Research on health communication suggests that users may prefer communicating with an artificial intelligent agent rather than a human agent when the conversation involves embarrassing, sensitive, or stigmatized topics that may induce emotions such as embarrassment and shame (Redston, de Botte, & Smith, 2018; Romeo, 2016; Skinner, Biscope, & Poland, 2003). Moreover, in situations where users’ communications with a virtual agent are motivated by emotional venting, human agents may be preferred over chatbots.
To provide much needed empirical evidence and to evaluate the effectiveness of chatbots on enhancing user engagement, information comprehension, and overall communication experience, this study asks: whether the perceived identity of the virtual assistant as a chatbot or a human agent would make a difference in user response across different emotion-eliciting communication contexts (RQ), looking specifically at contexts in which an individual may be angry, embarrassed, or a control condition where no emotional reactions are elicited.

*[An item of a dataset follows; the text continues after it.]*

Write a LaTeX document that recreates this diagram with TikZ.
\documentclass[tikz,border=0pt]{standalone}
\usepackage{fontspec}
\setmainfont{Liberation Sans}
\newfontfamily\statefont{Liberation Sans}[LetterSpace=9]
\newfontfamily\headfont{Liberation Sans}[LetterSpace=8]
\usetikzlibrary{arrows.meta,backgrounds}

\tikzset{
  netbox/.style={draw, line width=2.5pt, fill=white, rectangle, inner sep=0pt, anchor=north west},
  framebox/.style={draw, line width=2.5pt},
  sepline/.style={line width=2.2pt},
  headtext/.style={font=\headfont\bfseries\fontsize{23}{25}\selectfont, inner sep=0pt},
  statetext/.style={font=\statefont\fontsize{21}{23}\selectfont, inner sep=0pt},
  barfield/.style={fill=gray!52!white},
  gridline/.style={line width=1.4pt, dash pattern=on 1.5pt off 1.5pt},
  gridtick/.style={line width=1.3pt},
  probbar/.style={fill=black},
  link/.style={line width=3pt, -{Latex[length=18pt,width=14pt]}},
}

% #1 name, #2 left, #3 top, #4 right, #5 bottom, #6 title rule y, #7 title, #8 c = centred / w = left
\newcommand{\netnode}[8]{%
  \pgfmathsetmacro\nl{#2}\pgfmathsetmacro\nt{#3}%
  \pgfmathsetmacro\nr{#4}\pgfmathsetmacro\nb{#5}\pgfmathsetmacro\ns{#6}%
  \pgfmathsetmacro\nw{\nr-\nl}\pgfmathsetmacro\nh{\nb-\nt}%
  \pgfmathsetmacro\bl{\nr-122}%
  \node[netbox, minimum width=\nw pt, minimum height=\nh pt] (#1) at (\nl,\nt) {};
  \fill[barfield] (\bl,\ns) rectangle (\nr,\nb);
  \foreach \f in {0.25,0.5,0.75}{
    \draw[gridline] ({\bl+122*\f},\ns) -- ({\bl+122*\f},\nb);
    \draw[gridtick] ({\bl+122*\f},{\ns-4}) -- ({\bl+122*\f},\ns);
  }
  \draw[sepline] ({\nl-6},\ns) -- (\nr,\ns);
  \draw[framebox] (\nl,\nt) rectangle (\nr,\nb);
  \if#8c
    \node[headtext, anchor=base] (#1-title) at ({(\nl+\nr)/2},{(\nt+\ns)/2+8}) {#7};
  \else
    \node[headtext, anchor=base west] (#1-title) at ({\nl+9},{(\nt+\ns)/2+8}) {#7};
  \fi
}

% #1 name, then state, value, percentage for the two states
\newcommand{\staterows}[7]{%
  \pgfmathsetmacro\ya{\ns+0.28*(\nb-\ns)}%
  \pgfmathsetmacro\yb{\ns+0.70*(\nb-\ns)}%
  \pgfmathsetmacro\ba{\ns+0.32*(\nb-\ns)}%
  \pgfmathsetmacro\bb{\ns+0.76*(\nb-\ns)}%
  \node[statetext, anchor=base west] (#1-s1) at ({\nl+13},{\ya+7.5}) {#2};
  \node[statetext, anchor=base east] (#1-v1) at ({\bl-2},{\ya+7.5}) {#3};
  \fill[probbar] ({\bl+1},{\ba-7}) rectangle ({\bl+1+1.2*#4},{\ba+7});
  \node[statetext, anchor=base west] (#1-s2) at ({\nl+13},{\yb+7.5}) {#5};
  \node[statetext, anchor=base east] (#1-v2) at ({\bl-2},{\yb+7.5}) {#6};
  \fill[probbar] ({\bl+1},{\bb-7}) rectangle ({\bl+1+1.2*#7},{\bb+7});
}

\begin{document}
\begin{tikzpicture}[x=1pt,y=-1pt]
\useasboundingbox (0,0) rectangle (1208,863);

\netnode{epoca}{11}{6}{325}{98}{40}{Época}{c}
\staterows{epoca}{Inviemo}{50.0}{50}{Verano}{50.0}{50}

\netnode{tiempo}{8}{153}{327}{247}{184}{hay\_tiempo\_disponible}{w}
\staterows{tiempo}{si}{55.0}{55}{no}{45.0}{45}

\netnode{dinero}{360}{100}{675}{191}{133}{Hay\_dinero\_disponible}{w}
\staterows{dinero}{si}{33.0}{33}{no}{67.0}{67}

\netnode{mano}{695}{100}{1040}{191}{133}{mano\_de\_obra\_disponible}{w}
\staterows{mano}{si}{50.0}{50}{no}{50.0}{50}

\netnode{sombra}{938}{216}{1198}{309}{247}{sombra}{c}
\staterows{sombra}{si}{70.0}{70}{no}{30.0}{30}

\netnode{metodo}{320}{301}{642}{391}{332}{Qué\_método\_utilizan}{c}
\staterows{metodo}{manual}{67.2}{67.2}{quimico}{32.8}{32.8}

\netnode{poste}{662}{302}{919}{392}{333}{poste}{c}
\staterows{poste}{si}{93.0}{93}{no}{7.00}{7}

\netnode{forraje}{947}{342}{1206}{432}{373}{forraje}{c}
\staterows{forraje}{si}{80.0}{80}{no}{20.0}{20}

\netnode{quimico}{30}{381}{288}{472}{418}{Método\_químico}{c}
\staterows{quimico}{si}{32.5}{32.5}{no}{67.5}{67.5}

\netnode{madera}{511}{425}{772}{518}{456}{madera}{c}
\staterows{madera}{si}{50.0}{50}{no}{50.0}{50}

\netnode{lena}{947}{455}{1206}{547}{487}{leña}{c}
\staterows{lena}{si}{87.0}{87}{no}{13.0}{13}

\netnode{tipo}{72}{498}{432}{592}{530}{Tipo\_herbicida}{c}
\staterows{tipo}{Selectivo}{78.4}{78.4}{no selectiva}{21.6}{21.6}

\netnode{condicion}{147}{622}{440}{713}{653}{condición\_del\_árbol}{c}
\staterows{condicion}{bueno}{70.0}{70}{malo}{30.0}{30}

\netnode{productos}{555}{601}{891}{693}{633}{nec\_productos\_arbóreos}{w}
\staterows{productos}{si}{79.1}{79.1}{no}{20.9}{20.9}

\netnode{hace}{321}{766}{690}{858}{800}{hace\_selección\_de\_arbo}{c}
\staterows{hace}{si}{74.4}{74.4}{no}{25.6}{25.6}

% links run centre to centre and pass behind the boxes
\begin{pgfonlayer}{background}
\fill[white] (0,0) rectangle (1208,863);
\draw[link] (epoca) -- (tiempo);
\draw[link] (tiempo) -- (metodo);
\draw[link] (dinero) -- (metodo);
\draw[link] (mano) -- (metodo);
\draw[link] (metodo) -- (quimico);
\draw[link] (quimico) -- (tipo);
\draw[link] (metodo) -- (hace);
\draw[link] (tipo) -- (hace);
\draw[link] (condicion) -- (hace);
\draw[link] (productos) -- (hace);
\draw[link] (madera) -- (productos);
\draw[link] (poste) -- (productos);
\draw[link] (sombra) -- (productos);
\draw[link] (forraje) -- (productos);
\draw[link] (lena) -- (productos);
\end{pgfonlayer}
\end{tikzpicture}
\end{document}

H1: When embarrassment is elicited, user response will be more favorable among those who perceive the virtual assistant as a chatbot.

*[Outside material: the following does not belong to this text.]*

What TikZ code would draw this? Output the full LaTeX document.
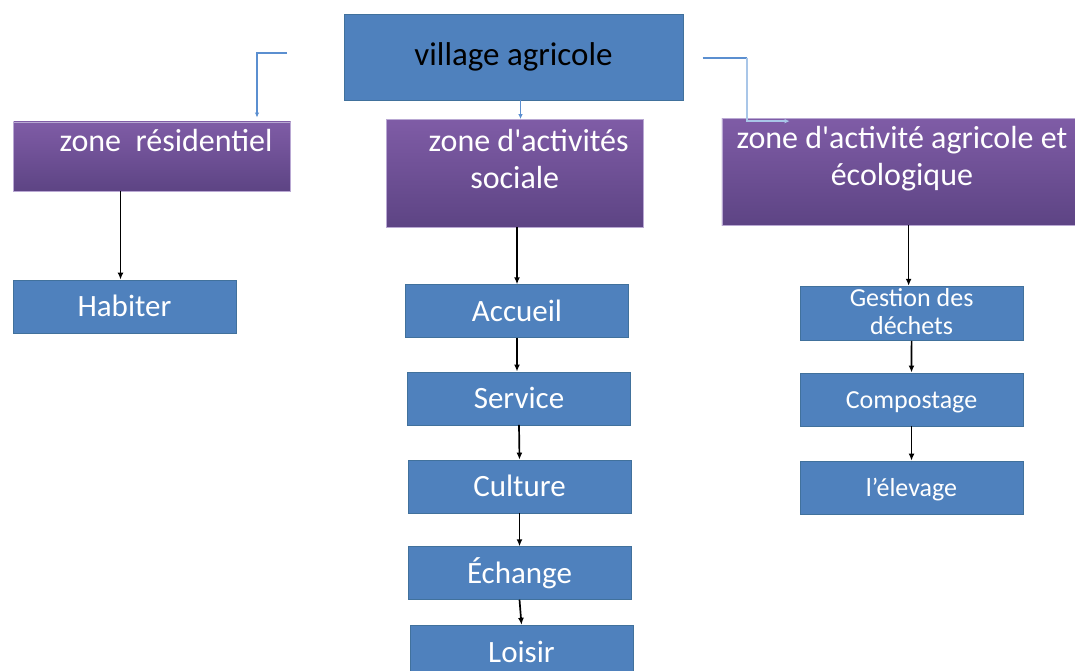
\documentclass[tikz,border=0pt]{standalone}
\usepackage{fontspec}
\setmainfont{Carlito}
\usetikzlibrary{arrows.meta}
\definecolor{boxblue}{HTML}{4F81BD}
\definecolor{boxline}{HTML}{41719C}
\definecolor{zonetop}{HTML}{7F5CA6}
\definecolor{zonebot}{HTML}{5D4484}
\definecolor{zoneline}{HTML}{B9A8D3}
\definecolor{linkblue}{HTML}{5B8FD0}
\definecolor{linklight}{HTML}{A9C6E8}
\tikzset{
  zonebox/.style={draw=zoneline, top color=zonetop, bottom color=zonebot, text=white,
    inner sep=0pt, align=center, font=\fontsize{32}{37}\selectfont},
  taskbox/.style={draw=boxline, fill=boxblue, text=white, inner sep=0pt,
    minimum width=223pt, minimum height=53pt, text height=21pt, text depth=0pt,
    font=\fontsize{31}{36}\selectfont},
  sidebox/.style={taskbox, text height=18pt, font=\fontsize{26}{28}\selectfont},
  arr/.style={-{Latex[length=7pt,width=6pt]}, black, line width=1.7pt},
  link/.style={-{Latex[length=5pt,width=4.5pt]}, linkblue, line width=1.8pt},
}

\begin{document}
\begin{tikzpicture}[x=1pt,y=-1pt]
\useasboundingbox (0,0) rectangle (1075,670);
%top
\node[draw=boxline, fill=boxblue, inner sep=0pt, minimum width=339pt, minimum height=86pt,
  font=\fontsize{33}{38}\selectfont] (village) at (513.5,57) {village agricole};

%zones
\node[zonebox, minimum width=277pt, text height=30pt, text depth=39.3pt] (zres) at (152,156.4)
  {\hspace*{28pt}zone\ \ résidentiel};
\node[zonebox, minimum width=257pt, text height=69pt, text depth=38.4pt] (zsoc) at (514.7,173)
  {\hspace*{28pt}zone d\textquotesingle activités\\sociale};
\node[zonebox, minimum width=360pt, text height=66.7pt, text depth=40pt] (zagri) at (901.9,171.7)
  {zone d\textquotesingle activité agricole et\\écologique};

%tasks
%zone résidentiel
\node[taskbox] (habiter) at (124.5,306.3) {Habiter};
%zone sociale
\node[taskbox] (accueil) at (517,311) {Accueil};
\node[taskbox] (service) at (519,398.2) {Service};
\node[taskbox] (culture) at (519.5,486.3) {Culture};
\node[taskbox] (echange) at (519.5,573) {Échange};
\node[taskbox] (loisir) at (521.5,651.5) {Loisir};
%zone agricole
\node[sidebox, align=center, text height=48.5pt, text depth=6.2pt] (gestion) at (911.6,313.3)
  {Gestion des\\déchets};
\node[sidebox] (compost) at (911.5,399.2) {Compostage};
\node[sidebox] (elevage) at (911.5,487.3) {l’élevage};

%links from the village
\coordinate (lstart) at (287,53.3);
\coordinate (rstart) at (702.7,57.7);
\coordinate (rcorner) at (747.3,57.7);
\draw[link] (lstart) -| ([shift={(105pt,4pt)}]zres.north);
\draw[link] ([xshift=7pt]village.south) -- ([xshift=7pt]village.south |- zsoc.north);
\draw[link, -] (rstart) -- (rcorner);
\draw[link, linklight] (rcorner) |- ([shift={(68pt,-3pt)}]zagri.north west);

%arrows
\draw[arr] ([xshift=-4pt]habiter.north |- zres.south) -- ([xshift=-4pt]habiter.north);
\draw[arr] (accueil.north |- zsoc.south) -- (accueil.north);
\draw[arr] (accueil.south) -- (accueil.south |- service.north);
\draw[arr] (service.south) -- (culture.north);
\draw[arr] (culture.south) -- (echange.north);
\draw[arr] (echange.south) -- (loisir.north);
\draw[arr] ([xshift=-3pt]gestion.north |- zagri.south) -- ([xshift=-3pt]gestion.north);
\draw[arr] (gestion.south) -- (compost.north);
\draw[arr] (compost.south) -- (elevage.north);
\end{tikzpicture}
\end{document}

H2: When anger is elicited, user response will be more favorable among those who perceive the virtual assistant as a human.
A 2 (Virtual assistant identity: chatbot vs. human) X 3 (Emotional elicitation: embarrassment, anger, neutral) experiment was conducted to assess the effect of different emotions on user engagement with a virtual agent on the topic of Human Papillomavirus (HPV). A total of 142 valid data were used for analysis. The results indicate that when embarrassment was elicited, participants wished they talked to a human agent (M=5.74, SD=1.195) than those who interacted with a chatbot (M=3.95, SD=2.30; t(27.074)=-3.01, p = 0.006). However, the perceived usefulness, interaction satisfaction, and attitude were not significantly different between human and bot conditions. When anger was elicited, those who talked with a bot had significantly lower interaction satisfaction than those who spoke with a human (t(50)=-2.63, p=0.011). Additionally, the qualitative analysis of the conversation content showed people are more likely to provide meaningful inputs when interacting with a human than a chatbot.
Overall, despite the increasing importance and popularity of chatbots in computer-mediated communication, people are happier to interact with a human agent than a bot. However, a chatbot has advantages of being capable of carrying out similar interactive experiences with a human agent and more time- and cost-effective.